Written request => Extract every line that contains the string "matplotlib".

Data shown =>
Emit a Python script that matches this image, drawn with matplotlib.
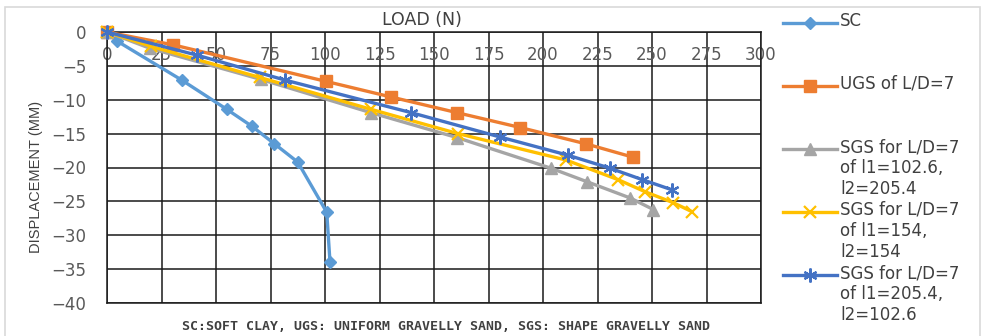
import matplotlib
matplotlib.use("Agg")
import matplotlib.pyplot as plt
from matplotlib.lines import Line2D
from matplotlib.patches import Rectangle

# ---- data ----
sc_x = [0, 4.4, 34.3, 54.9, 66.4, 76.8, 87.5, 100.8, 102.3]
sc_y = [0, -1.3, -7.1, -11.4, -13.9, -16.5, -19.2, -26.6, -34.0]

ugs_x = [0, 30.4, 100.6, 130.4, 160.5, 189.6, 219.6, 241.5]
ugs_y = [0, -1.9, -7.3, -9.6, -11.9, -14.1, -16.5, -18.5]

sgs1_x = [0, 19.7, 70.6, 121.0, 160.7, 203.6, 220.2, 240.0, 250.6]
sgs1_y = [0, -2.4, -7.0, -11.9, -15.6, -20.1, -22.1, -24.5, -26.2]

sgs2_x = [0, 20.0, 70.0, 121.0, 161.0, 210.6, 234.5, 247.0, 259.8, 268.2]
sgs2_y = [0, -2.1, -6.7, -11.4, -15.0, -18.9, -21.8, -23.6, -25.2, -26.5]

sgs3_x = [0, 41.1, 81.7, 139.5, 180.3, 211.6, 230.7, 245.6, 259.2]
sgs3_y = [0, -3.4, -7.1, -11.9, -15.5, -18.2, -20.1, -21.8, -23.3]

labels = ["SC", "UGS of L/D=7", "SGS for L/D=7\nof l1=102.6,\nl2=205.4",
          "SGS for L/D=7\nof l1=154,\nl2=154", "SGS for L/D=7\nof l1=205.4,\nl2=102.6"]
x_ticks = [0, 25, 50, 75, 100, 125, 150, 175, 200, 225, 250, 275, 300]
y_ticks = [0, -5, -10, -15, -20, -25, -30, -35, -40]

colors = ["#5B9BD5", "#ED7D31", "#A5A5A5", "#FFC000", "#4472C4"]
markers = ["D", "s", "^", "x", (6, 2, 0)]
msizes = [6, 8, 8, 9, 10]

W, H = 982, 336
fig = plt.figure(figsize=(W / 100, H / 100), dpi=100)
fig.patch.set_facecolor("white")

# outer chart border
fig.add_artist(Rectangle((5 / W, -0.05), (W - 7) / W, (H - 7) / H + 0.05, transform=fig.transFigure,
                         fill=False, edgecolor="#D9D9D9", lw=1.2))

L, R, T, B = 107, 761, 32, 303
ax = fig.add_axes([L / W, 1 - B / H, (R - L) / W, (B - T) / H])

series = [(sc_x, sc_y), (ugs_x, ugs_y), (sgs1_x, sgs1_y), (sgs2_x, sgs2_y), (sgs3_x, sgs3_y)]
lines = []
for i, (xs, ys) in enumerate(series):
    ln, = ax.plot(xs, ys, color=colors[i], lw=2.4, marker=markers[i], ms=msizes[i],
                  mew=1.6 if i >= 3 else 1, mec=colors[i], mfc=colors[i], zorder=3 + i,
                  clip_on=False)
    lines.append(ln)

ax.set_xlim(0, 300)
ax.set_ylim(-40, 0)
ax.set_xticks(x_ticks)
ax.set_yticks(y_ticks)
ax.grid(True, color="#1a1a1a", lw=1.1)
ax.set_axisbelow(True)
for s in ["left", "right", "bottom", "top"]:
    ax.spines[s].set_color("#1a1a1a")
    ax.spines[s].set_linewidth(1.1)

ax.tick_params(axis="x", top=True, labeltop=True, bottom=False, labelbottom=False,
               length=0, pad=-23, labelsize=12, labelcolor="#595959")
ax.tick_params(axis="y", length=0, pad=15, labelsize=12, labelcolor="#595959")
for t in ax.get_xticklabels() + ax.get_yticklabels():
    t.set_family("DejaVu Sans")

fig.text(422 / W, 1 - 20 / H, "LOAD (N)", ha="center", va="center", fontsize=12.5,
         color="#404040", family="DejaVu Sans")
fig.text(36 / W, 1 - 177 / H, "DISPLACEMENT (MM)", ha="center", va="center", rotation=90,
         fontsize=10.5, color="#404040", family="Liberation Sans")

fig.text(446 / W, 1 - 327 / H, "SC:SOFT CLAY, UGS: UNIFORM GRAVELLY SAND, SGS: SHAPE GRAVELLY SAND",
         ha="center", va="center", fontsize=9.5, fontweight="bold", color="#404040",
         family="DejaVu Sans Mono")

# legend (manual, Excel style)
entry_y = [23, 86, 149, 212, 275]
for i, ln in enumerate(lines):
    yy = 1 - entry_y[i] / H
    fig.add_artist(Line2D([783 / W, 837 / W], [yy, yy], transform=fig.transFigure,
                          color=colors[i], lw=2.4))
    fig.add_artist(Line2D([810 / W], [yy], transform=fig.transFigure, color=colors[i],
                          marker=markers[i], ms=msizes[i], mew=1.6 if i >= 3 else 1,
                          mec=colors[i], mfc=colors[i], lw=0))
    fig.text(840 / W, yy + 11 / H, labels[i], ha="left", va="top", fontsize=12,
             color="#404040", family="DejaVu Sans", linespacing=1.2)

fig.savefig("out.png", dpi=100, facecolor="white")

Exercise result =>
Emit a Python script that matches this image, drawn with matplotlib.
import matplotlib
matplotlib.use("Agg")
import matplotlib.pyplot as plt
from matplotlib.lines import Line2D
from matplotlib.patches import Rectangle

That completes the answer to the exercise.